CTGT has extended a platform for optimizing infrastructure resources being consumed by large language models (LLMs) to now include a framework for removing the root cause of bias, hallucinations and other unwanted features.
Within each LLM there exist latent variables that correspond to, for example, a censorship trigger or toxic sentiment. The framework being developed by CTGT makes it possible to find those variables and either suppress them, or change an output, without having to retrain the model.
In tests, CTGT claims the framework it has developed can directly locate and modify the internal features responsible for censorship in an LLM in a matter of minutes to improve factual accuracy. For example, the accuracy of the open source, Chinese-developed DeepSeek model improved to 96% of sensitive questions asked, compared to 32% previously.
The overall goal is to eliminate the need to fine-tune or retrain LLMs that have been deliberately trained to surface inaccurate or misleading information, says CTGT CEO Cyril Gorlla. In effect, the framework provides organizations with radical transparency into how the AI model was constructed, he adds. “We can hold them to a higher standard,” says Gorlla.

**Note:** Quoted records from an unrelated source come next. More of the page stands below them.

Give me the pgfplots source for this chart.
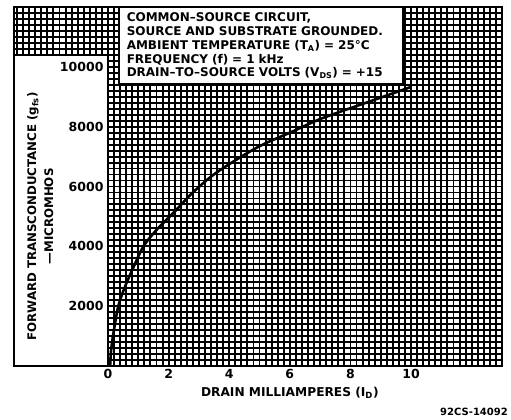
\documentclass[border=0pt]{standalone}
\usepackage{fontspec}
\setmainfont{DejaVu Sans}
\usepackage{pgfplots}
\pgfplotsset{compat=1.18}
\begin{document}
\begin{tikzpicture}
% auxiliary grid to the left (decorative frame region)
\begin{axis}[
 at={(-93.954pt,0pt)}, anchor=south west,
 scale only axis, width=93.954pt, height=359pt,
 xmin=-3.1, xmax=0, ymin=0, ymax=12000,
 xtick={-3,-2.8,...,-0.1}, ytick={10400,10600,...,11900},
 xticklabels={}, yticklabels={},
 ticklabel style={inner sep=0pt},
 grid=major, major grid style={black, line width=1.9pt},
 major tick length=0pt,
 axis line style={line width=1.5pt}, clip=false
]
\filldraw[fill=white, draw=black, line width=1.5pt] (axis cs:-3.1,0) rectangle (axis cs:0,10400);
\end{axis}
\begin{axis}[
 name=main, at={(0pt,0pt)}, anchor=south west,
 scale only axis, width=394pt, height=359pt,
 xmin=0, xmax=13, ymin=0, ymax=12000,
 xtick={0,2,...,10}, ytick={2000,4000,...,10000},
 minor xtick={0,0.2,...,13}, minor ytick={0,200,...,12000},
 grid=minor, minor grid style={black, line width=1.9pt},
 major tick length=0pt, minor tick length=0pt,
 axis line style={line width=1.5pt},
 scaled y ticks=false,
 /pgf/number format/1000 sep={},
 /pgf/number format/assume math mode=true,
 ticklabel style={font=\bfseries\fontsize{12.5}{12.5}\selectfont},
 yticklabel style={xshift=-1pt},
 xlabel={DRAIN MILLIAMPERES (I\textsubscript{D})},
 ylabel={FORWARD TRANSCONDUCTANCE (g\textsubscript{fs})\\ ---MICROMHOS},
 every axis x label/.style={at={(axis description cs:0.4615,0)}, anchor=north, yshift=-18pt, font=\bfseries\fontsize{12.2}{12}\selectfont},
 every axis y label/.style={at={(axis description cs:-0.172,0.4167)}, anchor=center, rotate=90, align=center, font=\bfseries\fontsize{11.8}{17}\selectfont},
 clip=false
]
\addplot[black, line width=2.6pt, smooth, tension=0.5] coordinates {
 (0.07,0) (0.10,500) (0.18,1100) (0.34,2000) (0.56,2650) (0.84,3300)
 (1.17,4000) (1.62,4570) (2.17,5130) (2.8,5800) (3.6,6480) (4.93,7310)
 (6.05,7820) (7.04,8270) (8.6,8830) (9.7,9220) (10,9330)
};
\node[draw=black, fill=white, line width=1.5pt, anchor=north west, inner xsep=8pt, inner ysep=2pt,
 minimum width=284pt, minimum height=76pt, text width=268pt, align=left,
 font=\bfseries\fontsize{12}{13.8}\selectfont] at (axis cs:0.33,12000)
 {COMMON--SOURCE CIRCUIT,\\
  SOURCE AND SUBSTRATE GROUNDED.\\
  AMBIENT TEMPERATURE (T\textsubscript{A}) = 25°C\\
  FREQUENCY (f) = 1 kHz\\
  DRAIN--TO--SOURCE VOLTS (V\textsubscript{DS}) = +15};
\end{axis}
\node[font=\bfseries\fontsize{10}{10}\selectfont] at (366pt,-46pt) {92CS-14092};
\pgfresetboundingbox
\path[use as bounding box] (-108pt,-54pt) rectangle (403pt,366pt);
\end{tikzpicture}
\end{document}
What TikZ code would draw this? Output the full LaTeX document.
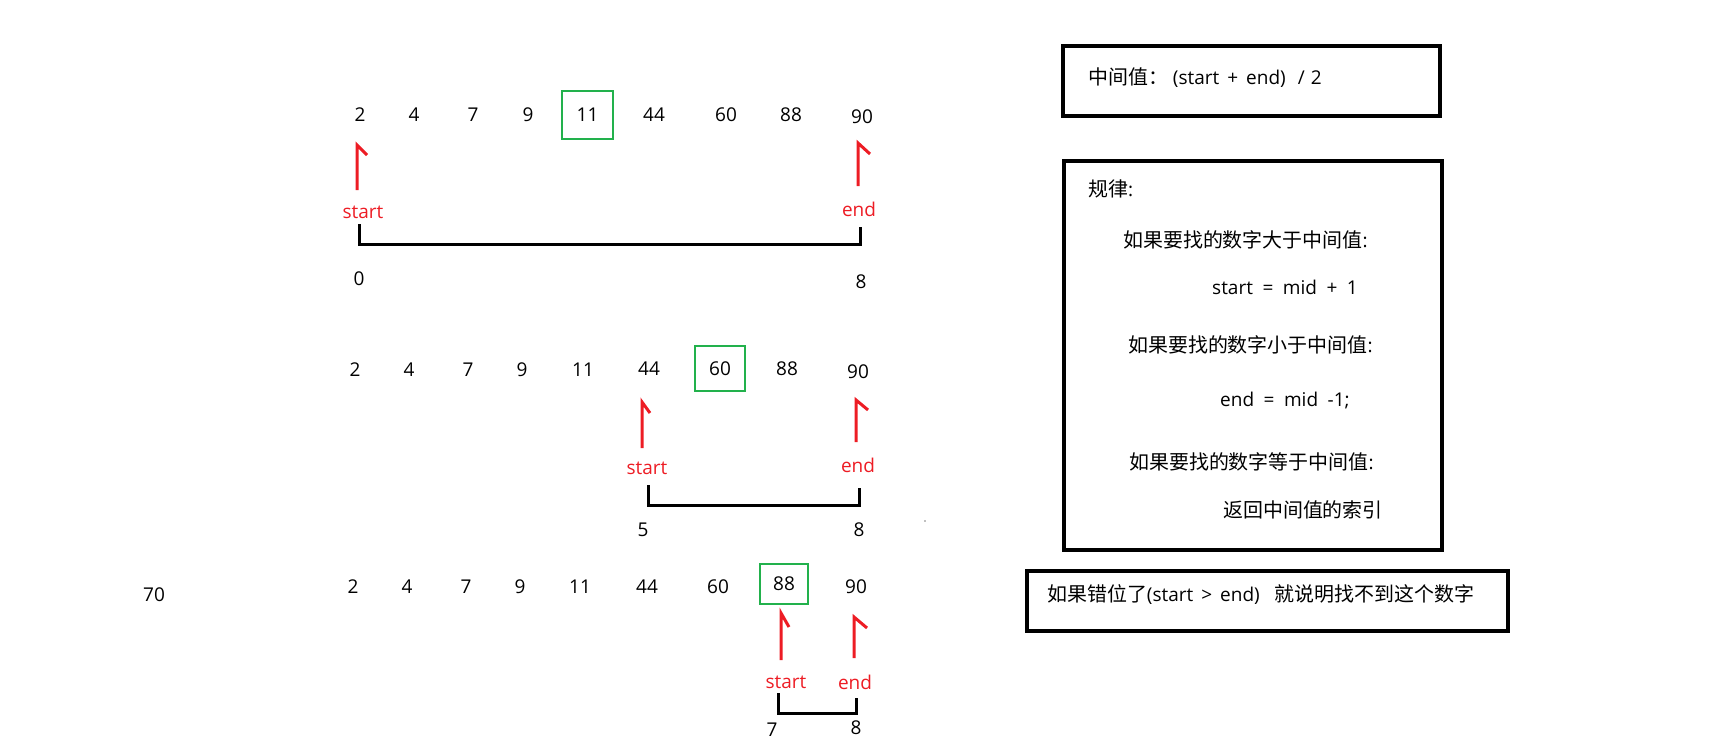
\documentclass[tikz,border=0pt]{standalone}
\usepackage{fontspec}
\setmainfont{Open Sans}
\newfontfamily\cjk[Scale=1.05]{Noto Sans CJK SC}
\definecolor{pred}{HTML}{ED1C24}
\definecolor{pgreen}{HTML}{22B14C}
\newcommand{\gp}{\hspace{9.5pt}}
\begin{document}
\begin{tikzpicture}[x=1pt,y=-1pt,
  txt/.style={font=\fontsize{19}{22}\selectfont, inner sep=0pt, text height=13.5pt, text depth=0pt},
  num/.style={txt},
  lbl/.style={txt, text=pred},
  hl/.style={draw=pgreen, line width=2.5pt},
  ptr/.style={draw=pred, line width=3pt},
  brk/.style={draw=black, line width=3pt},
  panel/.style={draw=black, line width=3.5pt, inner sep=0pt}]
\useasboundingbox (0,0) rectangle (1720,741);

% ---------- row 1 ----------
\node[num] (a0) at (360,115) {2};
\node[num] (a1) at (414,115) {4};
\node[num] (a2) at (473,115) {7};
\node[num] (a3) at (528,115) {9};
\node[num,hl,minimum width=51pt,minimum height=48pt] (a4) at (587.5,115) {11};
\node[num] (a5) at (654,115) {44};
\node[num] (a6) at (726,115) {60};
\node[num] (a7) at (791,115) {88};
\node[num] (a8) at (862,117) {90};

\node[lbl] (s1) at (363,212) {start};
\node[lbl] (e1) at (859,210) {end};
\draw[ptr] (357,190) -- (357,145) -- (367,155);
\draw[ptr] (858,186) -- (858,143) -- (870,154);
\draw[brk] (359,224) -- (359,244) -- (860,244) -- (860,227);
\node[num] (i1a) at (359,279) {0};
\node[num] (i1b) at (861,282) {8};

% ---------- row 2 ----------
\node[num] (b0) at (355,370) {2};
\node[num] (b1) at (409,370) {4};
\node[num] (b2) at (468,370) {7};
\node[num] (b3) at (522,370) {9};
\node[num] (b4) at (583,370) {11};
\node[num] (b5) at (649,369) {44};
\node[num,hl,minimum width=50pt,minimum height=45pt] (b6) at (720,368.5) {60};
\node[num] (b7) at (787,369) {88};
\node[num] (b8) at (858,372) {90};

\node[lbl] (s2) at (647,468) {start};
\node[lbl] (e2) at (858,466) {end};
\draw[ptr] (642,448) -- (642,402) -- (650,413);
\draw[ptr] (856,442) -- (856,400) -- (868,410);
\draw[brk] (648,485) -- (648,505) -- (859,505) -- (859,488);
\node[num] (i2a) at (643,530) {5};
\node[num] (i2b) at (859,530) {8};

% ---------- row 3 ----------
\node[num] (x70) at (154,595) {70};
\node[num] (c0) at (353,587) {2};
\node[num] (c1) at (407,587) {4};
\node[num] (c2) at (466,587) {7};
\node[num] (c3) at (520,587) {9};
\node[num] (c4) at (580,587) {11};
\node[num] (c5) at (647,587) {44};
\node[num] (c6) at (718,587) {60};
\node[num,hl,minimum width=48pt,minimum height=40pt] (c7) at (784,584) {88};
\node[num] (c8) at (856,587) {90};

\node[lbl] (s3) at (786,682) {start};
\node[lbl] (e3) at (855,683) {end};
\draw[ptr] (781,660) -- (781,613) -- (789,627);
\draw[ptr] (854,658) -- (854,617) -- (867,628);
\draw[brk] (778,693) -- (778,713) -- (856,713) -- (856,698);
\node[num] (i3a) at (772,730) {7};
\node[num] (i3b) at (856,728) {8};

\fill[gray] (925,521) circle (0.8);

% ---------- panels ----------
\node[panel, minimum width=377pt, minimum height=70pt] (p1) at (1251.5,81) {};
\node[txt, anchor=west] (t1) at (1088,78) {{\cjk 中间值：}\ (start\hspace{8pt}+\hspace{8pt}end)\hspace{12pt}/\hspace{6pt}2};

\node[panel, minimum width=378pt, minimum height=389pt] (p2) at (1253,355.5) {};
\node[txt, anchor=west] (r0) at (1088,190) {{\cjk 规律}:};
\node[txt, anchor=west] (r1) at (1123,241) {{\cjk 如果要找的数字大于中间值}:};
\node[txt, anchor=west] (r2) at (1212,288) {start\gp=\gp mid\gp+\gp1};
\node[txt, anchor=west] (r3) at (1128,346) {{\cjk 如果要找的数字小于中间值}:};
\node[txt, anchor=west] (r4) at (1220,400) {end\gp=\gp mid\gp-1;};
\node[txt, anchor=west] (r5) at (1129,463) {{\cjk 如果要找的数字等于中间值}:};
\node[txt, anchor=west] (r6) at (1223,511) {{\cjk 返回中间值的索引}};

\node[panel, minimum width=481pt, minimum height=60pt] (p3) at (1267.5,601) {};
\node[txt, anchor=west] (t3) at (1047,595) {{\cjk 如果错位了}(start\hspace{8pt}>\hspace{8pt}end)\hspace{15pt}{\cjk 就说明找不到这个数字}};
\end{tikzpicture}
\end{document}
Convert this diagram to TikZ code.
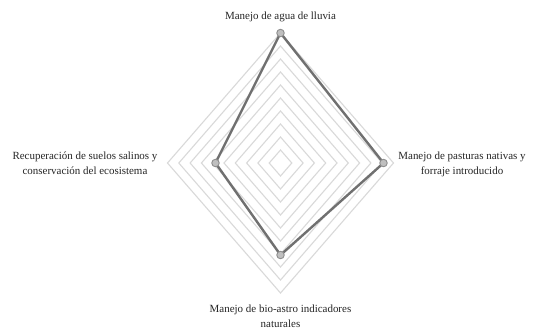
\documentclass[tikz,border=0pt]{standalone}
\usepackage{fontspec}
\setmainfont{Liberation Serif}
\definecolor{gridc}{HTML}{D9D9D9}
\definecolor{datac}{HTML}{707070}
\definecolor{markc}{HTML}{BFBFBF}
\definecolor{txtc}{HTML}{262626}
\tikzset{
  gridline/.style={draw=gridc, line width=1.1bp},
  dataline/.style={draw=datac, line width=2.4bp, line join=round},
  markpt/.style={circle, draw=datac!80, fill=markc, line width=0.9bp, minimum size=7.5bp, inner sep=0pt},
  lbl/.style={align=center, text=txtc, font=\fontsize{11}{15}\selectfont, inner sep=0pt}
}
\begin{document}
\begin{tikzpicture}[x=1bp,y=-1bp]
\useasboundingbox[fill=white] (0,0) rectangle (534,329);
\def\cx{280.5}
\def\cy{163}
\foreach \i in {1,...,10}{
  \draw[gridline] (\cx,\cy-13*\i) -- (\cx+11.3*\i,\cy) -- (\cx,\cy+13*\i) -- (\cx-11.3*\i,\cy) -- cycle;
}
\coordinate (ptop) at (\cx,33);
\coordinate (pright) at (383.5,163);
\coordinate (pbottom) at (\cx,255);
\coordinate (pleft) at (215.5,163);
\draw[dataline] (ptop) -- (pright) -- (pbottom) -- (pleft) -- cycle;
\node[markpt] (mtop) at (ptop) {};
\node[markpt] (mright) at (pright) {};
\node[markpt] (mbottom) at (pbottom) {};
\node[markpt] (mleft) at (pleft) {};
\node[lbl] (ltop) at (\cx,17) {Manejo de agua de lluvia};
\node[lbl] (lright) at (462,164) {Manejo de pasturas nativas y\\forraje introducido};
\node[lbl] (lbottom) at (\cx,316) {Manejo de bio-astro indicadores\\naturales};
\node[lbl] (lleft) at (85,163) {Recuperación de suelos salinos y\\conservación del ecosistema};
\end{tikzpicture}
\end{document}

Hallucinations are becoming a more pressing issue as LLM research continues to advance. According to McKinsey, $67.4 billion in global losses were linked to AI hallucinations across industries in 2024 and the issue appears to be worsening, with newer versions of some models hallucinating more than the previous LLMs. The recently launched ChatGPT 4.5 model, for example, has a 30% hallucination rate. In contrast, the hallucination rate for DeepSeek R1 is 14.9%, with much of the misinformation being intentionally coded into the model at the behest of the Chinese government.
Despite those concerns, however, organizations continue to adopt DeepSeek simply because it provides a much lower cost alternative to rival proprietary LLM platforms. The CTGT framework now makes it feasible to use those models safely within a production environment at a much lower total cost of ownership (TCO), says Gorlla.
It’s not clear at what rate organizations are operationalizing LLMs, but concerns over accuracy are holding back many initiatives. LLMs are probabilistic in the sense they are making assumptions about the next most logical output to be generated based on the data that has been exposed. However, many business processes are deterministic in that they need to be performed the same way every time. As a result, any inconsistency or outright hallucination could have a substantial adverse impact on a business process. The CTGT framework would enable organizations to rectify those issues within minutes of being discovered to minimize any potential business disruption.
Ultimately, each organization will need to determine how much to rely on AI models to perform tasks. While no AI model is perfect, they are an innovation that promises to substantially improve productivity in a way that is too great to ignore. The challenge now is ensuring the output generated by these AI models is held to the same, or higher, standards that humans are expected to meet when answering the same questions.